Friday, June 3, 2016

Qatar




Fun Facts.

I took one last, quick, trip to another gulf nation. We visited Doha, the capital of the "State of Qatar".  It's home to about 2 million people, less than half of whom are nationals. People I have talked to, have mixed opinions about Qatar. Some say it's not worth checking out. I really liked it and I think they may have the best souk in the Middle East. 

Qatar has made headlines for winning the 2022 World Cup bid. They have also fallen under scrutiny for their treatment of migrant workers.  

Qatar has a lot of large green parks, which is hard to do it such a hot place. The places we went were modern, clean and green.

Our experiences.

We ate breakfast on a man-made island, called The Pearl, that is home to over 12,000 residents. 

We went to a mall, the Villagio, designed to resemble Italy, complete with a gondola laden river running through the middle. 

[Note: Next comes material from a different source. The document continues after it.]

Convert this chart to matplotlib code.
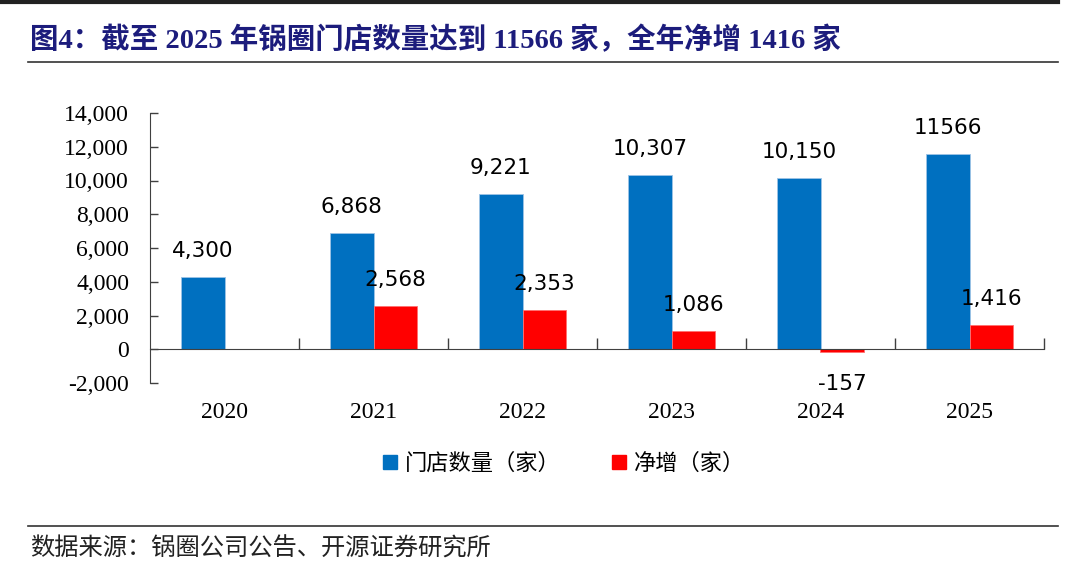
import matplotlib
matplotlib.use("Agg")
import matplotlib.pyplot as plt
from matplotlib.lines import Line2D
import matplotlib.transforms as mtransforms
import numpy as np

years = ["2020", "2021", "2022", "2023", "2024", "2025"]
stores = [4300, 6868, 9221, 10307, 10150, 11566]
net_add = [None, 2568, 2353, 1086, -157, 1416]
store_labels = ["4,300", "6,868", "9,221", "10,307", "10,150", "11566"]
net_labels = ["", "2,568", "2,353", "1,086", "-157", "1,416"]
yticks = [-2000, 0, 2000, 4000, 6000, 8000, 10000, 12000, 14000]
ytick_labels = ["-2,000", "0", "2,000", "4,000", "6,000", "8,000", "10,000", "12,000", "14,000"]

title = "图4：截至 2025 年锅圈门店数量达到 11566 家，全年净增 1416 家"
source = "数据来源：锅圈公司公告、开源证券研究所"
legend_names = ["门店数量（家）", "净增（家）"]

BLUE = "#0070C0"
RED = "#FF0000"
NAVY = "#1C1C7C"
SERIF = ["Liberation Serif", "Noto Sans CJK SC"]
CJK = ["Noto Sans CJK SC", "DejaVu Sans"]

fig = plt.figure(figsize=(10.8, 5.85), dpi=100)
ax = fig.add_axes([150/1080, 1-383/585, (1044-150)/1080, (383-113)/585])

x = np.arange(len(years))
w = 0.29
ax.bar(x - w/2, stores, w, color=BLUE, edgecolor="#9DC3E6", linewidth=0.6, zorder=2)
nx = [xi for xi, v in zip(x, net_add) if v is not None]
nv = [v for v in net_add if v is not None]
ax.bar(np.array(nx) + w/2, nv, w, color=RED, edgecolor="#FF7070", linewidth=0.6, zorder=2)

off = 950
off_neg = 1300
for xi, v, lab in zip(x, stores, store_labels):
    ax.text(xi - w/2, v + off, lab, ha="center", va="bottom", fontsize=15.5,
            family="DejaVu Sans", color="black")
for xi, v, lab in zip(x, net_add, net_labels):
    if v is None:
        continue
    if v >= 0:
        ax.text(xi + w/2, v + off, lab, ha="center", va="bottom", fontsize=15.5,
                family="DejaVu Sans", color="black")
    else:
        ax.text(xi + w/2, v - off_neg, lab, ha="center", va="top", fontsize=15.5,
                family="DejaVu Sans", color="black")

ax.set_xlim(-0.5, len(years) - 0.5)
ax.set_ylim(-2000, 14000)
ax.set_yticks(yticks)
ax.set_yticklabels(ytick_labels, family="Liberation Serif", fontsize=17)
ax.tick_params(axis="y", direction="in", length=6, width=1, color="#404040", pad=15)

ax.spines["top"].set_visible(False)
ax.spines["right"].set_visible(False)
ax.spines["left"].set_color("#404040")
ax.spines["bottom"].set_position(("data", 0))
ax.spines["bottom"].set_color("#404040")
ax.set_xticks(np.arange(len(years)) + 0.5)
ax.set_xticklabels([])
ax.tick_params(axis="x", direction="in", length=8, width=1, color="#404040")

trans = mtransforms.blended_transform_factory(ax.transData, ax.transAxes)
for xi, yr in zip(x, years):
    ax.text(xi, -0.108, yr, transform=trans, ha="center", va="center",
            family="Liberation Serif", fontsize=17, color="black")

handles = [Line2D([], [], marker="s", linestyle="none", markersize=10, color=BLUE),
           Line2D([], [], marker="s", linestyle="none", markersize=10, color=RED)]
fig.legend(handles, legend_names, loc="center", bbox_to_anchor=(563/1080, 1-463/585),
           ncol=2, frameon=False, prop={"family": CJK, "size": 16},
           handlelength=0.8, handletextpad=0.3, columnspacing=2.2)

# title and rules
fig.add_artist(Line2D([0, 1058/1080], [1-2/585, 1-2/585], color="#222222", linewidth=3))
fig.text(30/1080, 1-40/585, title, ha="left", va="center", fontsize=20.5,
         fontweight="bold", color=NAVY, family=SERIF)
fig.add_artist(Line2D([28/1080, 1058/1080], [1-62/585, 1-62/585], color="#333333", linewidth=1.2))
fig.add_artist(Line2D([28/1080, 1058/1080], [1-526/585, 1-526/585], color="#333333", linewidth=1.2))
fig.text(30/1080, 1-549/585, source, ha="left", va="center", fontsize=17.5,
         color="#222222", family=CJK)

fig.savefig("out.png", dpi=100)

We visited The Museum of Islamic Art which had art from different time periods, from all over the Islamic world. The art was insightful and interesting and I loved the museum's cafe view. The air conditioning was also highly appreciated by me and my two traveling companions. 



The souk we explored was tidy and contemporary, yet looked like a traditional souk. It was extensive, had cultural goods and many regional and international places to eat. We wandered through an animal section with parrots and other exotic birds.

An Iraqi restaurant, at the Waqif souk.



Expensive. 

It is hard to say because we did eat at hotels and the airport, but Qatar seemed even more pricey than Kuwait.  And that is saying a lot. It only makes sense though since most lists place it as the richest country in the world. 


Friends.

We were able to visit another teacher friend we made on a trip we took last month, to Ethiopia. 

 

Recommending Qatar.

Most of those people who say Qatar isn't worth seeing, when pressed, will admit they have never even been there. Well, I have been there. And I say country number 37, Qatar, is definitely worth a visit.